'''

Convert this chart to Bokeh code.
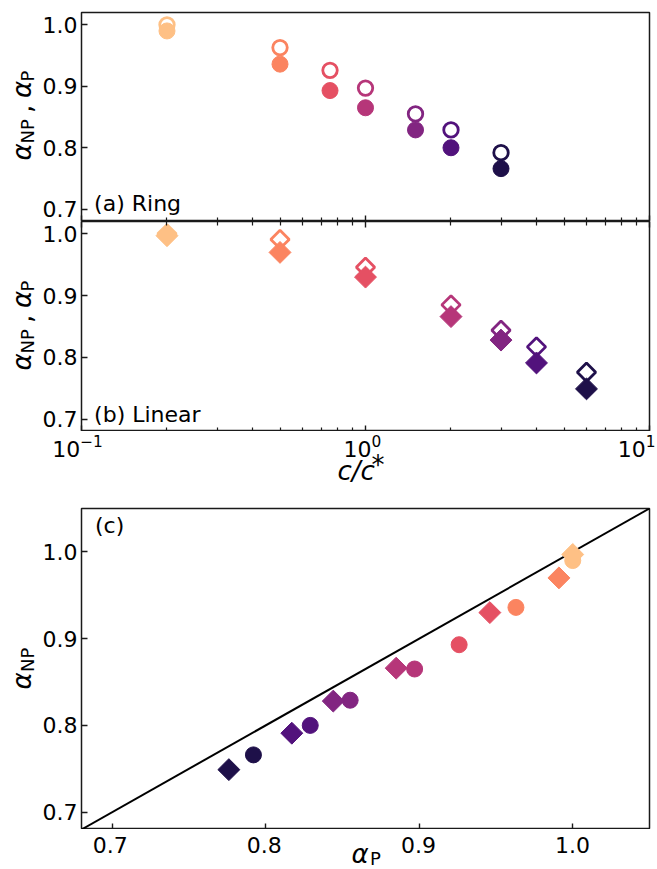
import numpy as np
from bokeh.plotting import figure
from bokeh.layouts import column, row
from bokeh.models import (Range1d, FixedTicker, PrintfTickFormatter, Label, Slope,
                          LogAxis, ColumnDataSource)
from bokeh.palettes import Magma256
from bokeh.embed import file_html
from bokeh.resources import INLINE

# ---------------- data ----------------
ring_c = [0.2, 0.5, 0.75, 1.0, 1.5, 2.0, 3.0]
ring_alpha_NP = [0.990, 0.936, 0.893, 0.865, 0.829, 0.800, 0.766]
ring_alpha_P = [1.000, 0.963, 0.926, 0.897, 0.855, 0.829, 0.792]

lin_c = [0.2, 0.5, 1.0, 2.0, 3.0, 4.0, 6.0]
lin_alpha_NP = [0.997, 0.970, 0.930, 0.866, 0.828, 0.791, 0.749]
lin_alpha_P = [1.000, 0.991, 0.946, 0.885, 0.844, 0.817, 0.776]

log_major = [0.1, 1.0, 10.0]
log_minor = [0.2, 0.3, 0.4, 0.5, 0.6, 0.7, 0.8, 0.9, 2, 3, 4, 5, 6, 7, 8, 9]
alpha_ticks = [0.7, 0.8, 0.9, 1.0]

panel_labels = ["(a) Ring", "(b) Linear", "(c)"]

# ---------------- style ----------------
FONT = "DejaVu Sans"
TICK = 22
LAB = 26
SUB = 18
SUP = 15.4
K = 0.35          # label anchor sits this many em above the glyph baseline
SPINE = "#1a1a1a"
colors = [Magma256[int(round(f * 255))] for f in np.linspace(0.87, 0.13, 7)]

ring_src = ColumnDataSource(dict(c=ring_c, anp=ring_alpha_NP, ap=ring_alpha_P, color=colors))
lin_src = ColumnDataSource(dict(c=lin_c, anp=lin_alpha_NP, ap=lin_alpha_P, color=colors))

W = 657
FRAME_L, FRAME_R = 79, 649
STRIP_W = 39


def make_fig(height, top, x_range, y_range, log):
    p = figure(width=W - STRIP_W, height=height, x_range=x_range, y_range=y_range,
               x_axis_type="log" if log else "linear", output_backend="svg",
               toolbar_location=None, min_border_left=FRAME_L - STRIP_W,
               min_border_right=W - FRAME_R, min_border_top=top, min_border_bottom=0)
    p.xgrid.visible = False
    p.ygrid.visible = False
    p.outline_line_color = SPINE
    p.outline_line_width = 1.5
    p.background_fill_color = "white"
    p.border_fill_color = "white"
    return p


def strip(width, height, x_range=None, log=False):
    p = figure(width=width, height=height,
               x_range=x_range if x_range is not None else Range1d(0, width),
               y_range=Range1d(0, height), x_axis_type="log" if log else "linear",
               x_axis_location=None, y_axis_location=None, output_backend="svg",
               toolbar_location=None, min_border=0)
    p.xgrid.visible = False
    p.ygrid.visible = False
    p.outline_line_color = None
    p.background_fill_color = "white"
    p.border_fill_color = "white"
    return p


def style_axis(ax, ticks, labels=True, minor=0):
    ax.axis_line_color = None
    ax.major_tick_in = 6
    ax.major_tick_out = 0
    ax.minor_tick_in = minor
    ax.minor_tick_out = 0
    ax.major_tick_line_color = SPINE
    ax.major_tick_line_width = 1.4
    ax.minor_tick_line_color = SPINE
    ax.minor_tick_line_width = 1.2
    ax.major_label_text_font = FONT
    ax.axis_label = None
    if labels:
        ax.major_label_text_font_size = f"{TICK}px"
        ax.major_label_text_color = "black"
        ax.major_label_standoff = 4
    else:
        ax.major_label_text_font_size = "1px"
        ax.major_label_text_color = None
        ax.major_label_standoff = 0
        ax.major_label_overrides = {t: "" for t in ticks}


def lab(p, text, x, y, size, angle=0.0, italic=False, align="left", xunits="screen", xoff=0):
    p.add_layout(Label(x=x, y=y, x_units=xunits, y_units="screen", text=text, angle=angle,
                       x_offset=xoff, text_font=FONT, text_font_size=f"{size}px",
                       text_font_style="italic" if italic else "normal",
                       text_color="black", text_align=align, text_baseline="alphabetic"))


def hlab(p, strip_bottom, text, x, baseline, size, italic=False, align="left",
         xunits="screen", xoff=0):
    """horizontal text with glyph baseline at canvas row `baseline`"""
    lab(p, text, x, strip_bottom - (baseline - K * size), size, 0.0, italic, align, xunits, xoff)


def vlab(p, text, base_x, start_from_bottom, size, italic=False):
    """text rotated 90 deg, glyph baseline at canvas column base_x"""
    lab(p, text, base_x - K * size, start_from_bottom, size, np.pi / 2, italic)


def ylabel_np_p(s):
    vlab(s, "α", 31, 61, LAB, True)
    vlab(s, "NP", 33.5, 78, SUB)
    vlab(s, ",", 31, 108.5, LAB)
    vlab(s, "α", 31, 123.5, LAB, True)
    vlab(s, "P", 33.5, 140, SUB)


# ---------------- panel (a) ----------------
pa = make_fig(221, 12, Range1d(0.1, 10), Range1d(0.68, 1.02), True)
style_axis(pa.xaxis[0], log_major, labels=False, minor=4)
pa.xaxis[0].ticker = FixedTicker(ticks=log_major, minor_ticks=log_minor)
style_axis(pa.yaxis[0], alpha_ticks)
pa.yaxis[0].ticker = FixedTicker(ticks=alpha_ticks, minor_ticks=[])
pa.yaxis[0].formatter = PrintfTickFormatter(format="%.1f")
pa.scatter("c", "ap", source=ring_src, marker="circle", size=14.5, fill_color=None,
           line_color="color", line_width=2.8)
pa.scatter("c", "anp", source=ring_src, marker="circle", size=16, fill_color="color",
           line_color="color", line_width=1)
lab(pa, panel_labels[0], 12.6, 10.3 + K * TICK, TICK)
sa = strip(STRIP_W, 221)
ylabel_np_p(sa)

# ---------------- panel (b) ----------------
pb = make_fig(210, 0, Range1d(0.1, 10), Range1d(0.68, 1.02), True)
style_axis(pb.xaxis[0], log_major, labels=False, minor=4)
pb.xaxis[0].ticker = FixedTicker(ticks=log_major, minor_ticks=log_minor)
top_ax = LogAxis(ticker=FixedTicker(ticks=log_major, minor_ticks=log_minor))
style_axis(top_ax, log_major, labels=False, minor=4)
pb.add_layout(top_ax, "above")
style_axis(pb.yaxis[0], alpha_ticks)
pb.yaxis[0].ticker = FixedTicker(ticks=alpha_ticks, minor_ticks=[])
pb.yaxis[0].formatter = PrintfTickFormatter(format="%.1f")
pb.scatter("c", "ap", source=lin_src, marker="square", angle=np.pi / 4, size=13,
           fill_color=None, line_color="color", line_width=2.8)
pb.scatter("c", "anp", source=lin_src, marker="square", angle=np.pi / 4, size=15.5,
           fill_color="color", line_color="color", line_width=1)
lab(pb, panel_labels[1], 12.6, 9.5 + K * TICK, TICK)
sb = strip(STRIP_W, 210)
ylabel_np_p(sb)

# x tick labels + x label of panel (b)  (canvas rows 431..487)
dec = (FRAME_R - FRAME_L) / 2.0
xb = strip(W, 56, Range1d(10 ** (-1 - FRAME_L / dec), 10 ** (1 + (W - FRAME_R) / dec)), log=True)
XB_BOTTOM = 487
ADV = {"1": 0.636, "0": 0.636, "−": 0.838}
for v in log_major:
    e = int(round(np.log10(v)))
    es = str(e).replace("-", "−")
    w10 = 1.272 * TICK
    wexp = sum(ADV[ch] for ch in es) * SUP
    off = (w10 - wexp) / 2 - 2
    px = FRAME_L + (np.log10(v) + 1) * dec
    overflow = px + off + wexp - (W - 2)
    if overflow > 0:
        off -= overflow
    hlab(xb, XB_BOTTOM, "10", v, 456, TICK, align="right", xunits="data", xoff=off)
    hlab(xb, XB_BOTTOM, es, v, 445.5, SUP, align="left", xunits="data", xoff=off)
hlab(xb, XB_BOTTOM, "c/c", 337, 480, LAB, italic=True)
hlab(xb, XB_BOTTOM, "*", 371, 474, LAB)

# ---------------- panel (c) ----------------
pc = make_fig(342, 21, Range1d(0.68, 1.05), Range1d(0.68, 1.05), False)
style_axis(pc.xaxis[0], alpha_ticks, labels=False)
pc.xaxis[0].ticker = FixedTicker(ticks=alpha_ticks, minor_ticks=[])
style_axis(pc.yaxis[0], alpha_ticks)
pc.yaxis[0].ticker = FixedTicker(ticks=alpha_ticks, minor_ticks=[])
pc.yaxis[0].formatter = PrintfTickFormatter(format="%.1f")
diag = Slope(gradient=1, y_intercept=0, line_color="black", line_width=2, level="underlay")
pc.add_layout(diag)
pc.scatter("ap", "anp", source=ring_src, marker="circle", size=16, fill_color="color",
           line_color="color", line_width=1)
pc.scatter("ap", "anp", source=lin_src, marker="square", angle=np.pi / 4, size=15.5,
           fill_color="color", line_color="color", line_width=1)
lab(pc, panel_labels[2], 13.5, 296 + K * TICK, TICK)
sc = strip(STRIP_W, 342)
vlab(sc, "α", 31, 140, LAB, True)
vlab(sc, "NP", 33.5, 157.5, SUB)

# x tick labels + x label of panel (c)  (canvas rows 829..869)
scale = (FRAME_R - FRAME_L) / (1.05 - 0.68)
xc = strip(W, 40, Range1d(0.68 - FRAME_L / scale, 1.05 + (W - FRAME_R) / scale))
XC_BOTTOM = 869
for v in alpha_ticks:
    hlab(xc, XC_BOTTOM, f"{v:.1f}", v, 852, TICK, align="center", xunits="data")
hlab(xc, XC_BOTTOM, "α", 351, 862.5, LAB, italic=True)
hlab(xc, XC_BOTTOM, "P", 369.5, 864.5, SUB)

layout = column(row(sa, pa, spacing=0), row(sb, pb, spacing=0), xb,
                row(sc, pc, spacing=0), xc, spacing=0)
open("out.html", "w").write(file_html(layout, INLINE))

'''

Short task.
Which lines contain "this"? Copy each of them.

Task answer.
Convert this chart to Bokeh code.
K = 0.35          # label anchor sits this many em above the glyph baseline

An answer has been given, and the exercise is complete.